Cardinal Schönborn: Triune God, you led our mothers and fathers out of slavery into freedom and taught them the 10 commandments of a good life. You became flesh in Jesus Christ and showed us that love is the fundamental rule in all things. You are with us as Holy Spirit to lead us.

Veronica Prüller-Jagenteuful: And yet we become sinful before you and before one another. Enormous sin has been revealed in these weeks. It is the sin of the individual. It is the sin permeating structures, models of acting, and models of thinking. It is the sin of not offering help and not daring to speak up.

Both: The responsibility for this concerns us as members of the church in widely varying degrees. And yet, we are your people together and we stand in common responsibility. And so we confess to you and to one another our sin:

Prüller-Jagenteuful: We confess that we have not followed God alone, but rather have followed the gods of our need for lording over and superiority.

Cardinal: Some of us have, precisely in that sense, abused others, even children.

Prüller-Jagenteuful: We confess that we have obscured and betrayed the name of God which means love.

Cardinal: Some of us have preached the love of God and yet have done evil to our charges.

Prüller-Jagenteuful: We confess that we have not kept holy and not sufficiently valued the sacraments and other times and places of special encounter with God.

Cardinal: Some of us have used these as opportunity for assault.

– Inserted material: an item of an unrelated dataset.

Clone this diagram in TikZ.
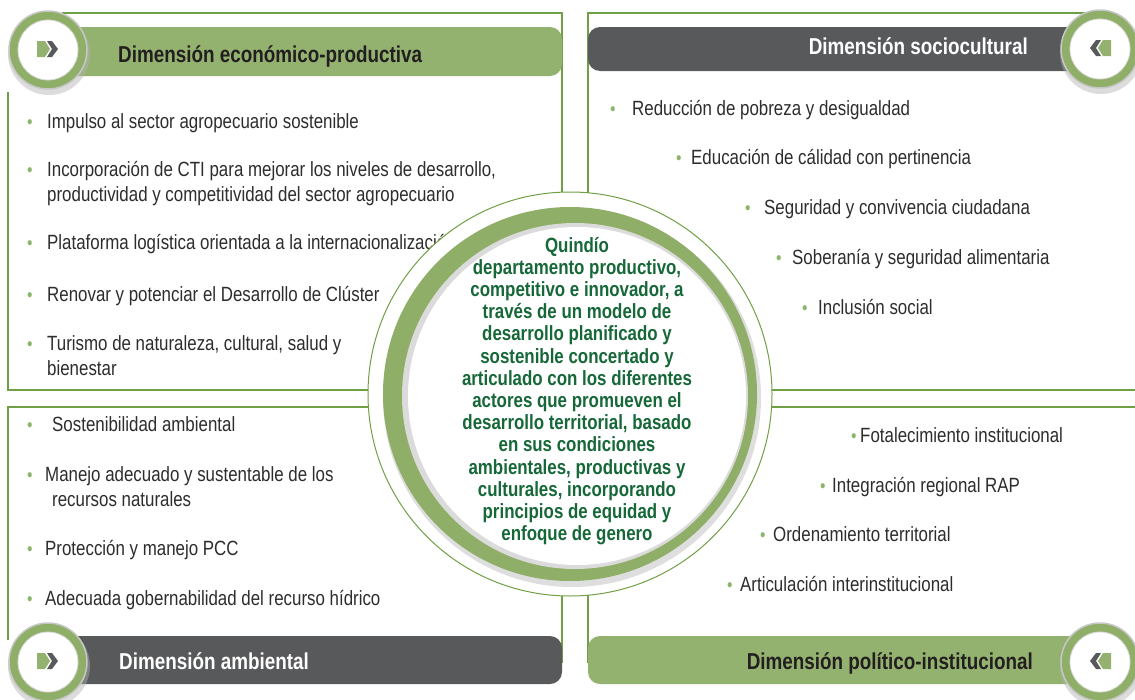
\documentclass[tikz,border=0pt]{standalone}
\usepackage{fontspec}
\setmainfont{Liberation Sans}[FakeStretch=0.82]
\definecolor{linegreen}{RGB}{112,160,70}
\definecolor{bargreen}{RGB}{148,178,111}
\definecolor{ringgreen}{RGB}{143,174,104}
\definecolor{bargray}{RGB}{88,89,91}
\definecolor{textdark}{RGB}{45,45,45}
\definecolor{headdark}{RGB}{35,31,32}
\definecolor{bulletgreen}{RGB}{141,182,106}
\definecolor{centergreen}{RGB}{22,104,56}
\newcommand\bul[1]{\makebox[#1pt][l]{\textcolor{bulletgreen}{\fontsize{19}{19}\selectfont\textbullet}}}
\tikzset{
  itemtext/.style={anchor=base west, inner sep=0pt, text=textdark, font=\fontsize{20.6}{25}\selectfont},
  headtext/.style={inner sep=0pt, font=\bfseries\fontsize{23}{27}\selectfont},
  boxline/.style={draw=linegreen, line width=1.3pt},
  ring/.style={fill=ringgreen, draw=black!22, line width=1.5pt},
  hole/.style={fill=white, draw=black!15, line width=0.8pt},
  shade/.style={fill=black!30, opacity=0.45},
}
\newcommand\iconright{%
  \fill[bargreen] (-11,-8) -- (-3,-8) -- (2,0) -- (-3,8) -- (-11,8) -- cycle;
  \fill[bargray] (-1,-8) -- (4,-8) -- (10,0) -- (4,8) -- (-1,8) -- (4,0) -- cycle;}
\newcommand\iconleft{%
  \fill[bargreen] (11,-8) -- (3,-8) -- (-2,0) -- (3,8) -- (11,8) -- cycle;
  \fill[bargray] (1,-8) -- (-4,-8) -- (-10,0) -- (-4,8) -- (1,8) -- (-4,0) -- cycle;}
\begin{document}
\begin{tikzpicture}[x=1pt,y=-1pt]
\useasboundingbox (0,0) rectangle (1135,699);
\fill[white] (0,0) rectangle (1135,699);
% box borders
\draw[boxline] (62,13) -- (562,13) -- (562,390) -- (8,390) -- (8,92);
\draw[boxline] (1090,13) -- (588,13) -- (588,390) -- (1135,390);
\draw[boxline] (8,640) -- (8,407) -- (562,407) -- (562,663);
\draw[boxline] (588,663) -- (588,407) -- (1135,407);
% header bars
\fill[bargreen, rounded corners=12pt] (40,27) rectangle (562,76);
\fill[bargray, rounded corners=12pt] (588,27) rectangle (1110,71);
\fill[bargray, rounded corners=12pt] (40,636) rectangle (562,684);
\fill[bargreen, rounded corners=12pt] (588,636) rectangle (1110,684);
% corner circles
\foreach \cx/\cy in {48/50, 1100/49, 48/662, 1100/662}{
  \fill[shade] (\cx+1,\cy+4) circle (41);
  \path[ring] (\cx,\cy) circle (39);
  \path[hole] (\cx,\cy) circle (30);
}
\begin{scope}[shift={(48,49)}]\iconright\end{scope}
\begin{scope}[shift={(48,661)}]\iconright\end{scope}
\begin{scope}[shift={(1100,48)}]\iconleft\end{scope}
\begin{scope}[shift={(1100,661)}]\iconleft\end{scope}
% header texts
\node[headtext, anchor=base west, text=headdark] (h1) at (118,62) {Dimensión económico-productiva};
\node[headtext, anchor=base east, text=white] (h2) at (1028,54) {Dimensión sociocultural};
\node[headtext, anchor=base west, text=white] (h3) at (119,669) {Dimensión ambiental};
\node[headtext, anchor=base east, text=headdark] (h4) at (1033,669) {Dimensión político-institucional};
% top-left items
\node[itemtext] (a1) at (27,128) {\bul{20}Impulso al sector agropecuario sostenible};
\node[itemtext] (a2) at (27,176) {\bul{20}\begin{tabular}[t]{@{}l@{}}Incorporación de CTI para mejorar los niveles de desarrollo,\\productividad y competitividad del sector agropecuario\end{tabular}};
\node[itemtext] (a3) at (27,249) {\bul{20}Plataforma logística orientada a la internacionalización};
\node[itemtext] (a4) at (27,301) {\bul{20}Renovar y potenciar el Desarrollo de Clúster};
\node[itemtext] (a5) at (27,350) {\bul{20}\begin{tabular}[t]{@{}l@{}}Turismo de naturaleza, cultural, salud y\\bienestar\end{tabular}};
% top-right items
\node[itemtext] (b1) at (610,115) {\bul{22}Reducción de pobreza y desigualdad};
\node[itemtext] (b2) at (676,164) {\bul{15}Educación de cálidad con pertinencia};
\node[itemtext] (b3) at (745,214) {\bul{19}Seguridad y convivencia ciudadana};
\node[itemtext] (b4) at (776,264) {\bul{16}Soberanía y seguridad alimentaria};
\node[itemtext] (b5) at (802,314) {\bul{16}Inclusión social};
% bottom-left items
\node[itemtext] (c1) at (27,431) {\bul{25}Sostenibilidad ambiental};
\node[itemtext] (c2) at (27,481) {\bul{18}\begin{tabular}[t]{@{}l@{}}Manejo adecuado y sustentable de los\\\hspace{7pt}recursos naturales\end{tabular}};
\node[itemtext] (c3) at (27,555) {\bul{18}Protección y manejo PCC};
\node[itemtext] (c4) at (27,605) {\bul{18}Adecuada gobernabilidad del recurso hídrico};
% bottom-right items
\node[itemtext] (d1) at (851,442) {\bul{9}Fotalecimiento institucional};
\node[itemtext] (d2) at (820,492) {\bul{12}Integración regional RAP};
\node[itemtext] (d3) at (760,541) {\bul{13}Ordenamiento territorial};
\node[itemtext] (d4) at (727,591) {\bul{13}Articulación interinstitucional};
% central circle
\draw[linegreen, fill=white, line width=1pt] (570,394) circle (202);
\fill[black!25, opacity=0.5] (572,398) circle (189);
\fill[ringgreen] (570,394) circle (187);
\fill[black!14] (575,396) circle (173);
\fill[white] (577,396) circle (169);
\node[inner sep=0pt, align=center, text=centergreen, font=\bfseries\fontsize{20.6}{22.2}\selectfont] (center) at (577,391) {Quindío\\departamento productivo,\\competitivo e innovador, a\\través de un modelo de\\desarrollo planificado y\\sostenible concertado y\\articulado con los diferentes\\actores que promueven el\\desarrollo territorial, basado\\en sus condiciones\\ambientales, productivas y\\culturales, incorporando\\principios de equidad y\\enfoque de genero};
\end{tikzpicture}
\end{document}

Prüller-Jagenteuful: We confess that we have not maintained between adults and children relationships of unconditional respect for the other.

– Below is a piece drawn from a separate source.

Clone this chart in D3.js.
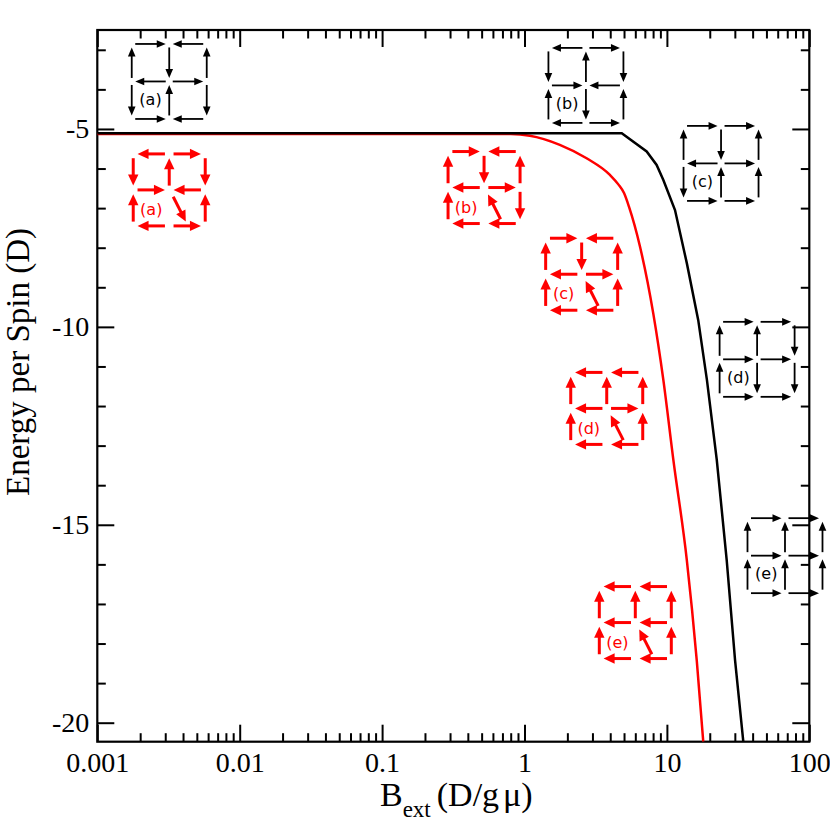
<!DOCTYPE html>
<html>
<head>
<meta charset="utf-8">
<script src="https://cdn.jsdelivr.net/npm/d3@7"></script>
<style>
    body { margin: 0; background: white; }
    #chart { width: 830px; height: 830px; }
</style>
</head>
<body>
<div id="chart"></div>
<script>

// black curve (first model) and red curve (second model)
const bBlack = [0.001, 4.82, 7.21, 8.47, 9.44, 11.4, 13.8, 16.6, 19.1, 22.4, 26.3, 30.1, 34.4];
const eBlack = [-5.11, -5.11, -5.57, -5.91, -6.29, -7.05, -8.39, -9.83, -11.34, -13.36, -15.89, -18.42, -20.48];

const bRed = [0.001, 0.8, 1.09, 1.77, 2.73, 3.98, 4.56, 5.0, 5.4, 6.47, 8.02, 9.44, 11.1, 13.8, 16.2, 18.0];
const eRed = [-5.13, -5.13, -5.17, -5.40, -5.74, -6.16, -6.40, -6.62, -6.95, -7.97, -9.66, -11.34, -13.36, -15.89, -18.42, -20.48];

const xTickValues = [0.001, 0.01, 0.1, 1, 10, 100];
const xTickLabels = ["0.001", "0.01", "0.1", "1", "10", "100"];
const yTickValues = [-5, -10, -15, -20];
const yTickLabels = ["-5", "-10", "-15", "-20"];

// spin configuration insets: labels, anchor (B, E), horizontal arrows (rows top->bottom, left/right)
// and vertical arrows (upper segments of 3 columns, then lower segments). N/S = tilted arrow
const insetLabels = ["(a)", "(b)", "(c)", "(d)", "(e)"];
const blackInsetB = [0.0032, 2.7, 24, 43, 67.5];
const blackInsetE = [-3.8, -3.9, -5.87, -10.82, -15.78];
const blackInsetH = ["RLLRRL", "LRRLLR", "RRLRRR", "RRRRRR", "RRRRRR"];
const blackInsetV = ["UDUDUD", "DUDUDU", "UDUDUU", "UUDUDD", "UUUUUU"];

const redInsetB = [0.0032, 0.52, 2.52, 3.78, 6.0];
const redInsetE = [-6.54, -6.48, -8.67, -12.06, -17.47];
const redInsetH = ["LRRLLR", "RLLRLL", "RLLRLL", "LLLRLL", "LLLLLL"];
const redInsetV = ["DUDUSU", "UDUUND", "UDUUNU", "UUUUNU", "UUUUNU"];

class EnergyVis {

    constructor(parentElement) {
        this.parentElement = parentElement;
        this.initVis();
    }

    initVis() {
        let vis = this;

        vis.margin = { top: 30, right: 20.7, bottom: 88.3, left: 97.3 };
        vis.width = 830 - vis.margin.left - vis.margin.right;
        vis.height = 830 - vis.margin.top - vis.margin.bottom;

        vis.svg = d3.select(vis.parentElement).append("svg")
            .attr("width", 830)
            .attr("height", 830)
            .append("g")
            .attr("transform", "translate(" + vis.margin.left + "," + vis.margin.top + ")");

        vis.xScale = d3.scaleLog()
            .domain([0.001, 100])
            .range([0, vis.width]);

        vis.yScale = d3.scaleLinear()
            .domain([-20.48, -2.5])
            .range([vis.height, 0]);

        vis.svg.append("clipPath")
            .attr("id", "plot-clip")
            .append("rect")
            .attr("width", vis.width)
            .attr("height", vis.height);

        vis.drawAxes();
        vis.updateVis();
    }

    drawAxes() {
        let vis = this;

        let minorX = [];
        [0.001, 0.01, 0.1, 1, 10].forEach(d => d3.range(2, 10).forEach(k => minorX.push(k * d)));
        let minorY = d3.range(-20, -2).filter(d => d % 5 !== 0);

        let tickFmtX = (d, i) => xTickLabels[i];
        let tickFmtY = (d, i) => yTickLabels[i];

        let axes = [
            { cls: "x-bottom", axis: d3.axisBottom(vis.xScale).tickValues(xTickValues).tickFormat(tickFmtX).tickSizeInner(-17).tickSizeOuter(0).tickPadding(10.5), t: [0, vis.height] },
            { cls: "x-bottom-minor", axis: d3.axisBottom(vis.xScale).tickValues(minorX).tickFormat("").tickSizeInner(-8.5).tickSizeOuter(0), t: [0, vis.height] },
            { cls: "x-top", axis: d3.axisTop(vis.xScale).tickValues(xTickValues).tickFormat("").tickSizeInner(-17).tickSizeOuter(0), t: [0, 0] },
            { cls: "x-top-minor", axis: d3.axisTop(vis.xScale).tickValues(minorX).tickFormat("").tickSizeInner(-8.5).tickSizeOuter(0), t: [0, 0] },
            { cls: "y-left", axis: d3.axisLeft(vis.yScale).tickValues(yTickValues).tickFormat(tickFmtY).tickSizeInner(-17).tickSizeOuter(0).tickPadding(8), t: [0, 0] },
            { cls: "y-left-minor", axis: d3.axisLeft(vis.yScale).tickValues(minorY).tickFormat("").tickSizeInner(-8.5).tickSizeOuter(0), t: [0, 0] },
            { cls: "y-right", axis: d3.axisRight(vis.yScale).tickValues(yTickValues).tickFormat("").tickSizeInner(-17).tickSizeOuter(0), t: [vis.width, 0] },
            { cls: "y-right-minor", axis: d3.axisRight(vis.yScale).tickValues(minorY).tickFormat("").tickSizeInner(-8.5).tickSizeOuter(0), t: [vis.width, 0] }
        ];

        axes.forEach(a => {
            let g = vis.svg.append("g")
                .attr("class", a.cls + " axis")
                .attr("transform", "translate(" + a.t[0] + "," + a.t[1] + ")")
                .attr("font-family", "'Liberation Serif', 'Times New Roman', serif")
                .call(a.axis);
            g.select(".domain").remove();
            g.selectAll(".tick line").attr("stroke", "black").attr("stroke-width", 2);
            g.selectAll("text")
                .attr("font-family", "'Liberation Serif', 'Times New Roman', serif")
                .attr("font-size", 28)
                .attr("fill", "black");
        });

        // plot frame
        vis.svg.append("rect")
            .attr("width", vis.width)
            .attr("height", vis.height)
            .attr("fill", "none")
            .attr("stroke", "black")
            .attr("stroke-width", 2.2);

        // axis titles
        let xt = vis.svg.append("text")
            .attr("class", "x_axis_title")
            .attr("x", vis.width / 2 + 3)
            .attr("y", vis.height + 64)
            .attr("text-anchor", "middle")
            .attr("font-family", "'Liberation Serif', 'Times New Roman', serif")
            .attr("font-size", 34)
            .attr("fill", "black");
        xt.append("tspan").text("B");
        xt.append("tspan").attr("font-size", 23).attr("dy", 11).text("ext");
        xt.append("tspan").attr("dy", -11).attr("dx", 6).text("(D/g");
        xt.append("tspan").attr("dx", 4).text("μ)");

        vis.svg.append("text")
            .attr("class", "y_axis_title")
            .attr("transform", "translate(" + (29 - vis.margin.left) + "," + (362 - vis.margin.top) + ")rotate(-90)")
            .attr("text-anchor", "middle")
            .attr("font-family", "'Liberation Serif', 'Times New Roman', serif")
            .attr("font-size", 33)
            .attr("fill", "black")
            .text("Energy per Spin (D)");
    }

    updateVis() {
        let vis = this;

        let line = d3.line()
            .x(d => vis.xScale(d.b))
            .y(d => vis.yScale(d.e));

        let redData = bRed.map((b, i) => ({ b: b, e: eRed[i] }));
        let blackData = bBlack.map((b, i) => ({ b: b, e: eBlack[i] }));

        vis.svg.append("path")
            .datum(redData)
            .attr("class", "red-line")
            .attr("clip-path", "url(#plot-clip)")
            .attr("d", line.curve(d3.curveMonotoneX))
            .attr("fill", "none")
            .attr("stroke", "#ff0000")
            .attr("stroke-width", 2.5);

        vis.svg.append("path")
            .datum(blackData)
            .attr("class", "black-line")
            .attr("clip-path", "url(#plot-clip)")
            .attr("d", line.curve(d3.curveLinear))
            .attr("fill", "none")
            .attr("stroke", "black")
            .attr("stroke-width", 2.5);

        // insets
        insetLabels.forEach((lab, i) => {
            vis.drawInset(vis.xScale(blackInsetB[i]), vis.yScale(blackInsetE[i]), blackInsetH[i], blackInsetV[i], lab,
                { color: "black", s: 37.5, sw: 1.8, hl: 9, hw: 3.8, gap: 3.5, lx: 0.5, ly: 0.63 });
            vis.drawInset(vis.xScale(redInsetB[i]), vis.yScale(redInsetE[i]), redInsetH[i], redInsetV[i], lab,
                { color: "#ff0000", s: 36, sw: 3, hl: 11, hw: 5.2, gap: 4.3, lx: 0.5, ly: 0.7 });
        });
    }

    arrow(g, x1, y1, x2, y2, o) {
        let dx = x2 - x1, dy = y2 - y1, L = Math.hypot(dx, dy);
        let ux = dx / L, uy = dy / L;
        let bx = x2 - ux * o.hl, by = y2 - uy * o.hl;
        g.append("line")
            .attr("x1", x1).attr("y1", y1)
            .attr("x2", bx + ux * 1).attr("y2", by + uy * 1)
            .attr("stroke", o.color)
            .attr("stroke-width", o.sw);
        g.append("path")
            .attr("d", "M" + x2 + "," + y2 + "L" + (bx - uy * o.hw) + "," + (by + ux * o.hw) + "L" + (bx + uy * o.hw) + "," + (by - ux * o.hw) + "Z")
            .attr("fill", o.color);
    }

    drawInset(cx, cy, hCodes, vCodes, label, o) {
        let vis = this;
        let g = vis.svg.append("g").attr("class", "inset");
        let s = o.s;
        let nx = c => cx + (c - 1) * s;
        let ny = r => cy + (r - 1) * s;

        // horizontal bonds
        for (let r = 0; r < 3; r++) {
            for (let c = 0; c < 2; c++) {
                let code = hCodes[r * 2 + c];
                let xa = nx(c) + o.gap, xb = nx(c + 1) - o.gap;
                if (code === "R") vis.arrow(g, xa, ny(r), xb, ny(r), o);
                else vis.arrow(g, xb, ny(r), xa, ny(r), o);
            }
        }
        // vertical bonds
        for (let r = 0; r < 2; r++) {
            for (let c = 0; c < 3; c++) {
                let code = vCodes[r * 3 + c];
                let ya = ny(r) + o.gap, yb = ny(r + 1) - o.gap;
                if (code === "U") vis.arrow(g, nx(c), yb, nx(c), ya, o);
                else if (code === "D") vis.arrow(g, nx(c), ya, nx(c), yb, o);
                else {
                    let tail = [nx(c) + 0.46 * s, ny(1) + 0.88 * s];
                    let head = [nx(c) + 0.11 * s, ny(1) + 0.19 * s];
                    if (code === "N") vis.arrow(g, tail[0], tail[1], head[0], head[1], o);
                    else vis.arrow(g, head[0], head[1], tail[0], tail[1], o);
                }
            }
        }

        g.append("text")
            .attr("x", nx(0) + o.lx * s)
            .attr("y", ny(1) + o.ly * s)
            .attr("text-anchor", "middle")
            .attr("font-family", "'DejaVu Sans', sans-serif")
            .attr("font-size", 16)
            .attr("fill", o.color)
            .text(label);
    }
}

new EnergyVis(document.getElementById("chart"));

</script>
</body>
</html>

Cardinal: Some of us have used and destroyed the trust of children.

Prüller-Jagenteuful: We confess that we have not takes seriously the destruction of life and happiness in life, that we have not understood the destruction and we have trivialized it.

Cardinal: Some of us have become guilty of the inner murder of other people.

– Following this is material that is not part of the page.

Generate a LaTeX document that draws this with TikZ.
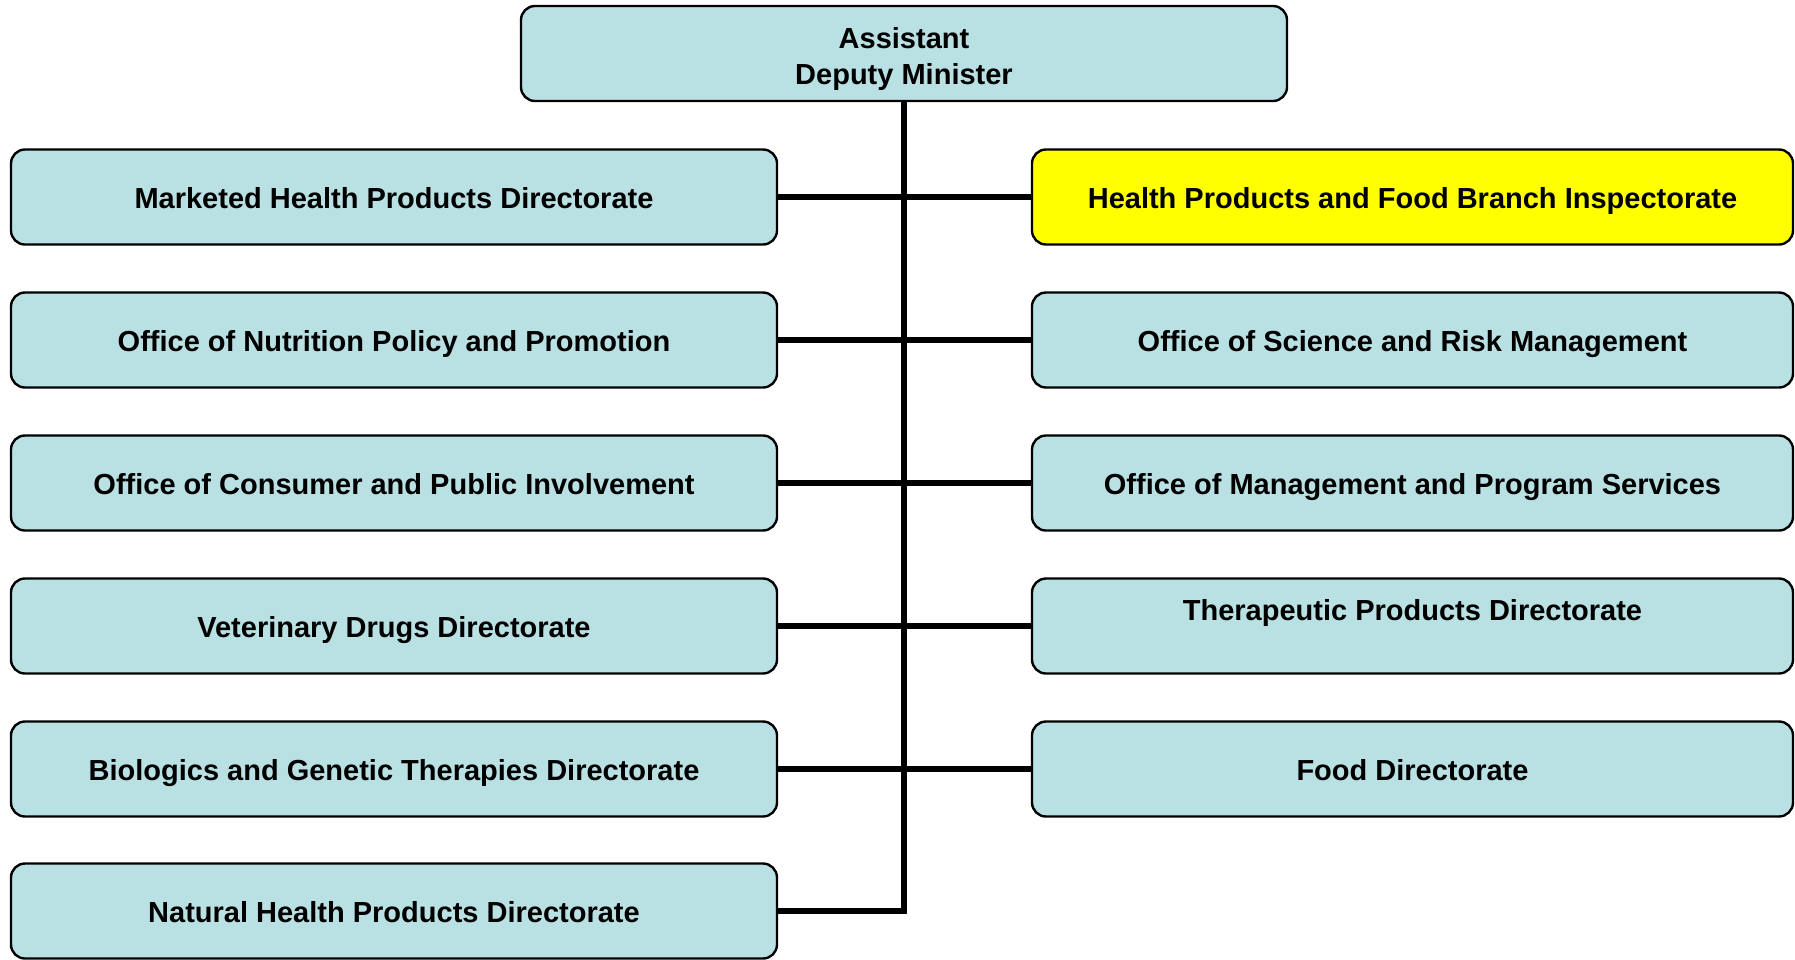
\documentclass[tikz,border=0pt]{standalone}
\usepackage{fontspec}
\setmainfont{Liberation Sans}
\usetikzlibrary{backgrounds}
\definecolor{boxblue}{RGB}{185,224,227}
\definecolor{boxyellow}{RGB}{255,255,0}
\tikzset{
  orgfont/.style={font=\fontsize{29}{36}\selectfont\bfseries},
  orgbox/.style={draw=black, line width=2.4pt, rounded corners=14pt, fill=boxblue,
    minimum height=95pt, inner sep=0pt, align=center, orgfont,
    text height=23pt, text depth=0pt},
  leftbox/.style={orgbox, minimum width=766pt},
  rightbox/.style={orgbox, minimum width=761pt},
  label text/.style={orgfont, align=center, inner sep=0pt},
  link/.style={draw=black, line width=5.5pt},
}
\begin{document}
\begin{tikzpicture}[x=1pt,y=1pt]
\useasboundingbox (0,0) rectangle (1795,-959);
\node[orgbox, minimum width=766pt] (adm) at (904,-53.5) {};
\node[label text] (admt) at (904,-58.5) {Assistant\\Deputy Minister};

\node[leftbox] (l1) at (394,-197) {Marketed Health Products Directorate};
\node[leftbox] (l2) at (394,-340) {Office of Nutrition Policy and Promotion};
\node[leftbox] (l3) at (394,-483) {Office of Consumer and Public Involvement};
\node[leftbox] (l4) at (394,-626) {Veterinary Drugs Directorate};
\node[leftbox] (l5) at (394,-769) {Biologics and Genetic Therapies Directorate};
\node[leftbox] (l6) at (394,-911) {Natural Health Products Directorate};

\node[rightbox, fill=boxyellow] (r1) at (1412.5,-197) {Health Products and Food Branch Inspectorate};
\node[rightbox] (r2) at (1412.5,-340) {Office of Science and Risk Management};
\node[rightbox] (r3) at (1412.5,-483) {Office of Management and Program Services};
\node[rightbox] (r4) at (1412.5,-626) {};
\node[label text, text height=23pt, text depth=0pt] (r4t) at (1412.5,-609) {Therapeutic Products Directorate};
\node[rightbox] (r5) at (1412.5,-769) {Food Directorate};

\begin{scope}[on background layer]
\coordinate (trunkend) at (adm.south |- l6.east);
\draw[link] (adm.south) -- (trunkend) -- (l6.east);
\draw[link] (l1.east) -- (r1.west);
\draw[link] (l2.east) -- (r2.west);
\draw[link] (l3.east) -- (r3.west);
\draw[link] (l4.east) -- (r4.west);
\draw[link] (l5.east) -- (r5.west);
\end{scope}
\end{tikzpicture}
\end{document}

Prüller-Jagenteuful: We confess that we have not cherished bodiliness and have failed in the task of rightly living out our sexuality.

Cardinal: Some of us have done sexual violence.

Prüller-Jagenteuful: We confess that we have wanted to possess youth, beauty, and vitality for ourselves.

Cardinal: Some of us have stolen childhood from boys and girls and robbed them of the capability of living out successful relationships.

Prüller-Jagenteuful: We confess that we did not wish to acknowledge the reality, that we covered up and bore false witness.

Cardinal: Some of us have been able thereby to further delude ourselves and others and continue the criminality.

Prüller-Jagenteuful: We confess that we have wished to have control over others and possess them.

Cardinal: Some of us have thereby usurped the bodies of the weakest ones.

Prüller-Jagenteuful: We confess that we craved security, calm, power, and reputation.

Cardinal: For some of us the Church’s appearance of sinlessness was more important than anything else.

Both: We, the People of God, his Church, bear this sin with one another.

We confess this sin to those many people whom we as Church and some of us as particular individuals have sinned against.

We confess this sin to one another, for the Church has become sinful in its members.

We confess our sin to God.

We are ready to take on our responsibility for the past and the present, individually and communally. We are ready to renew our models of thinking and acting according to the Spirit of Jesus and to collaborate in the healing of wounds. We place ourselves as Church before the judgment of Christ.

Cardinal: O Christ, you said that you have taken our sin upon you. And yet we implore you today: Leave some of it for us. Help us not to brush it away too quickly, and make us ready to take it on: each one for individual sin and all of us together for common sin. And then give us hope in judgment: hope for new freedom from truth, and for that forgiveness for which we have no claim.

Amen.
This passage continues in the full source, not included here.